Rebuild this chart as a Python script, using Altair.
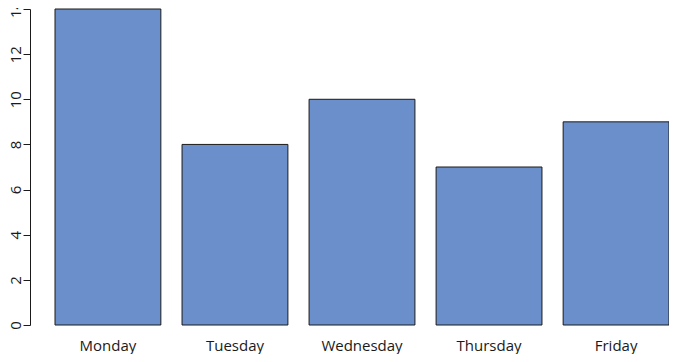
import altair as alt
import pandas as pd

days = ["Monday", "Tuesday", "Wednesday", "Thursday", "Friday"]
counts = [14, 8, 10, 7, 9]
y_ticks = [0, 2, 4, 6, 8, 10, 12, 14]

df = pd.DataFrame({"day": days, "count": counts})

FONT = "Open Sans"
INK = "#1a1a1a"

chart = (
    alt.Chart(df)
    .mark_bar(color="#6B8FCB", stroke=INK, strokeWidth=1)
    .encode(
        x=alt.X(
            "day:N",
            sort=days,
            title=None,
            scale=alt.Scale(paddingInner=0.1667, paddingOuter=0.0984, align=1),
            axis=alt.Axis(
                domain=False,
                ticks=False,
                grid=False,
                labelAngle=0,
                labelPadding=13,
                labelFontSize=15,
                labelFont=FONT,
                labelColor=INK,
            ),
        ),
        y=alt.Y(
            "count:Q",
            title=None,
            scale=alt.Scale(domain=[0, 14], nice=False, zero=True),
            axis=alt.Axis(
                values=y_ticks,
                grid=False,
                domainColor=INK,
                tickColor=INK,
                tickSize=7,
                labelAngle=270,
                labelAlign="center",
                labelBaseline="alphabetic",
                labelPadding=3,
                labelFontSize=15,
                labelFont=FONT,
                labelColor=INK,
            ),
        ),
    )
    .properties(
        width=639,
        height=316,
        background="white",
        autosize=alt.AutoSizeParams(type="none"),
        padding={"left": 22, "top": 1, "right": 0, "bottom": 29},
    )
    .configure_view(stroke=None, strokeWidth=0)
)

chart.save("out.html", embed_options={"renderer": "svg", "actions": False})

···

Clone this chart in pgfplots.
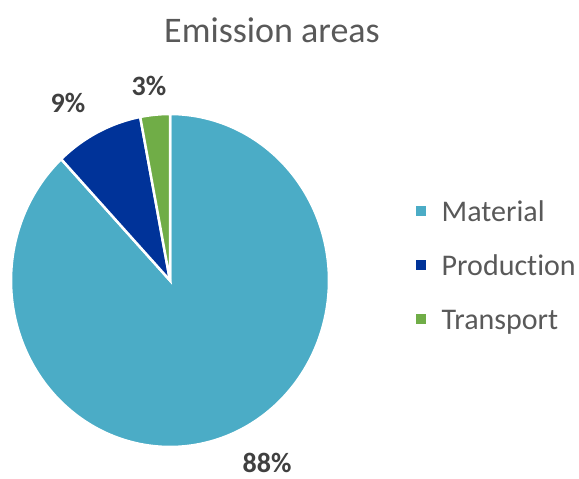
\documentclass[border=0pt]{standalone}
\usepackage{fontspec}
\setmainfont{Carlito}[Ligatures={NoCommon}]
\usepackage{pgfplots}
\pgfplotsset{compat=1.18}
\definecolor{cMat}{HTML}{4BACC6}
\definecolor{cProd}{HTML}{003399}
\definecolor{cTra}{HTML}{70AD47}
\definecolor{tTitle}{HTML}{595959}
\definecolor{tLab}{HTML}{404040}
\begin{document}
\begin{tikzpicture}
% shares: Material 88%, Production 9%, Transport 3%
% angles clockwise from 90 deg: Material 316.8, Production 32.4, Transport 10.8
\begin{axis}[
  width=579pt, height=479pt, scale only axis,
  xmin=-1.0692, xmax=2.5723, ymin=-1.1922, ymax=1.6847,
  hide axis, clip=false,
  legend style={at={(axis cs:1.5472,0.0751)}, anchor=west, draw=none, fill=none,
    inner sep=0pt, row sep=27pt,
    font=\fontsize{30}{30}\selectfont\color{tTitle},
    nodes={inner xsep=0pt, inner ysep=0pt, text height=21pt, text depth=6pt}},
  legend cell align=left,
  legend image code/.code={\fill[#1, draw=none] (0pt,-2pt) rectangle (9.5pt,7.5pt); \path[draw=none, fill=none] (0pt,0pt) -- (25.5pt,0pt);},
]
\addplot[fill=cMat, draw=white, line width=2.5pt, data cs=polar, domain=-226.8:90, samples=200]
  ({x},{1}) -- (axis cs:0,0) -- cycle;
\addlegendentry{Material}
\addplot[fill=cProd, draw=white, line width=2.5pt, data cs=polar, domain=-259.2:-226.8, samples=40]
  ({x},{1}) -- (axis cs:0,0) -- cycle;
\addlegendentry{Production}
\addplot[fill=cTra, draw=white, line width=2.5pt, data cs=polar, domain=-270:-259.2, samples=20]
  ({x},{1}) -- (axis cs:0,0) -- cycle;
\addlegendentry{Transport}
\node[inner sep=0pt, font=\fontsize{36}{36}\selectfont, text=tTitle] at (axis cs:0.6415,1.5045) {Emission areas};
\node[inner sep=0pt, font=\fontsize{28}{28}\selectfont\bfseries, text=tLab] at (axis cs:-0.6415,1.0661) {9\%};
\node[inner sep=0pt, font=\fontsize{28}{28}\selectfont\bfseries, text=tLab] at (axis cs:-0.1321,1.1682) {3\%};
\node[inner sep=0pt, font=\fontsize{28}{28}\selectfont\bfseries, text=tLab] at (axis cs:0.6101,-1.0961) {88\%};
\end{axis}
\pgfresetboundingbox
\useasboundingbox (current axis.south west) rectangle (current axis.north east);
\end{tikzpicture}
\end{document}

···

• Task to complete
Your task is to list each line of the records with the word "this".

• Written answer
Rebuild this chart as a Python script, using Altair.
Clone this chart in pgfplots.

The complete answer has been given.